Más interesante es tal vez la historia de su sepultura. Marco Polo dice en sus escritos que ha visitado las tumbas de los Magos en la ciudad de Saba. Pero tenemos testimonios históricos un siglo antes de Marco Polo. Cuando en 1162 Federico Barbarroja conquistó y mandó destruir Milán, en la basílica de San Eustorgio encontró un sarcófago (todavía existe, aunque vacío) que habría contenido los restos mortales de los tres reyes. Según la tradición, en el siglo IV, el obispo Eustorgio, que deseaba ser enterrado en su día junto a los Magos, mandó trasladar sus restos desde la basílica de Santa Sofía en Constantinopla (adonde habían sido llevados por santa Elena, que los había encontrado durante su peregrinación a Tierra Santa). Y antes incluso se decía que habían estado sepultados en Persia, donde precisamente afirmaba Marco Polo que los había encontrado.
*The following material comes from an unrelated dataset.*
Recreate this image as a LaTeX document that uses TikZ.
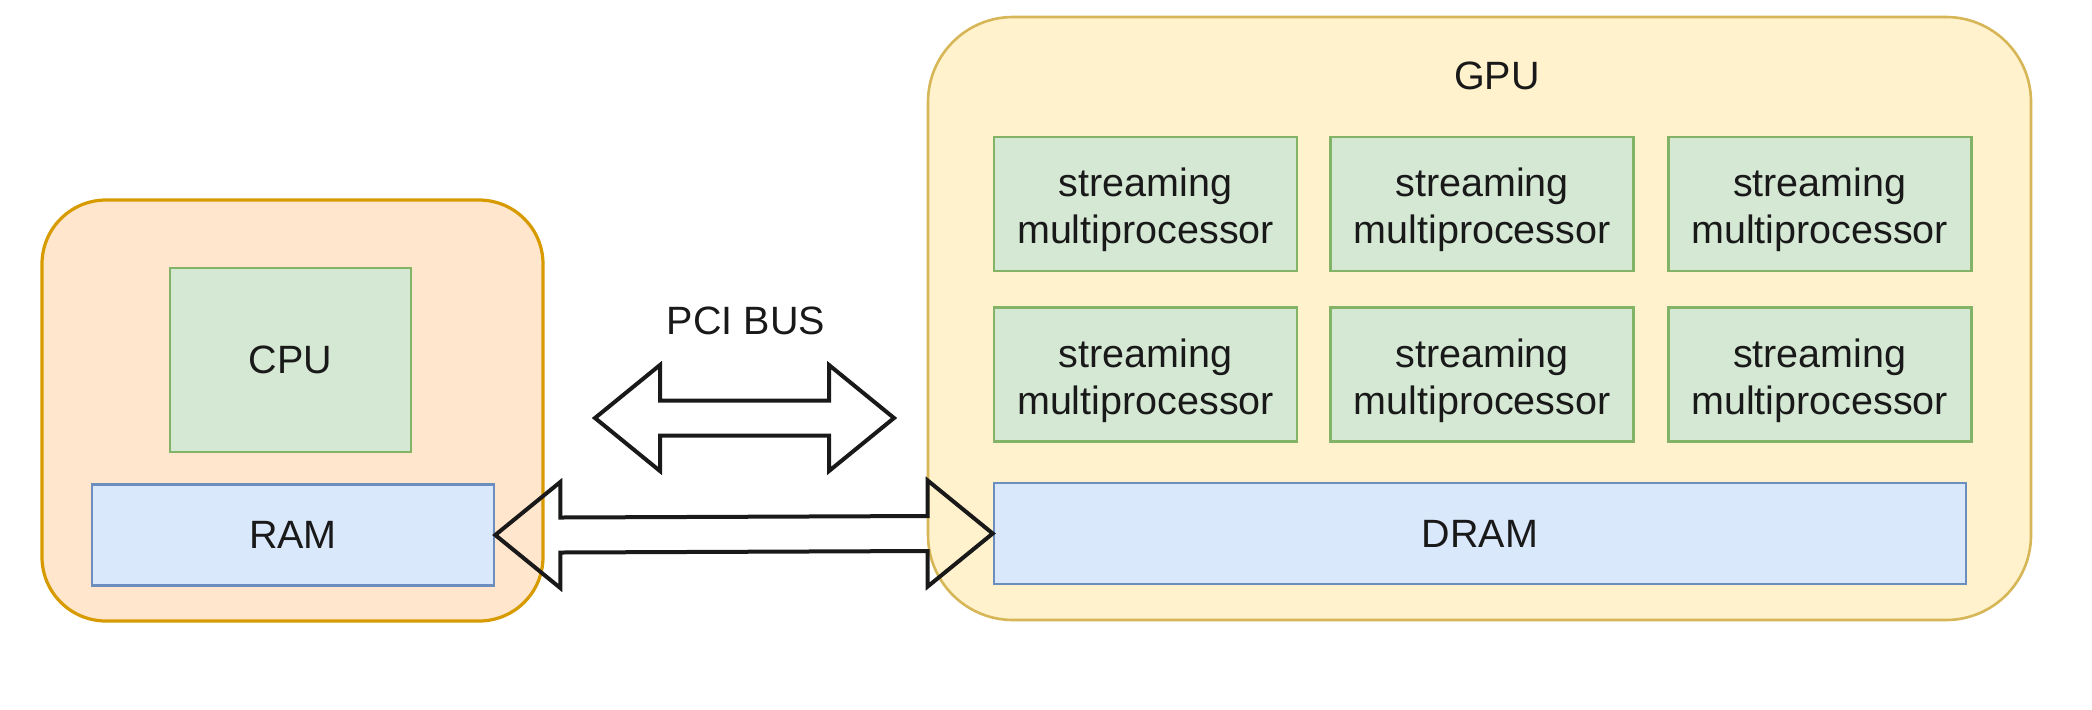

Una vez hallados los Magos en Milán, el ministro de Federico, Reinaldo de Dassel, conocedor del valor económico de una reliquia que convertía una ciudad en meta de incesante peregrinaje, mandó trasladar los restos a la catedral de Colonia, donde todavía hoy se puede ver el arca de los Magos. Los milaneses se lamentaron largamente de aquel robo (véanse las recriminaciones de Bonvesin de la Riva) y trataron de recuperar, sin éxito, los preciosos restos; por fin, en 1904, el arzobispo de Milán mandó depositar de nuevo con solemnidad en San Eustorgio algunos fragmentos óseos de aquellos venerados despojos (dos fíbulas, una tibia y una vértebra), ofrecidos por el arzobispo de Colonia. Son muchos los lugares que se jactan de haber obtenido fragmentos de las reliquias durante el traslado de Italia a Alemania, de modo que las tumbas de los Magos (un hueso o un cartílago cada una) se multiplicaron. Peregrinos en vida, los tres reyes se convirtieron en vagabundos post mortem, generando sus múltiples cenotafios.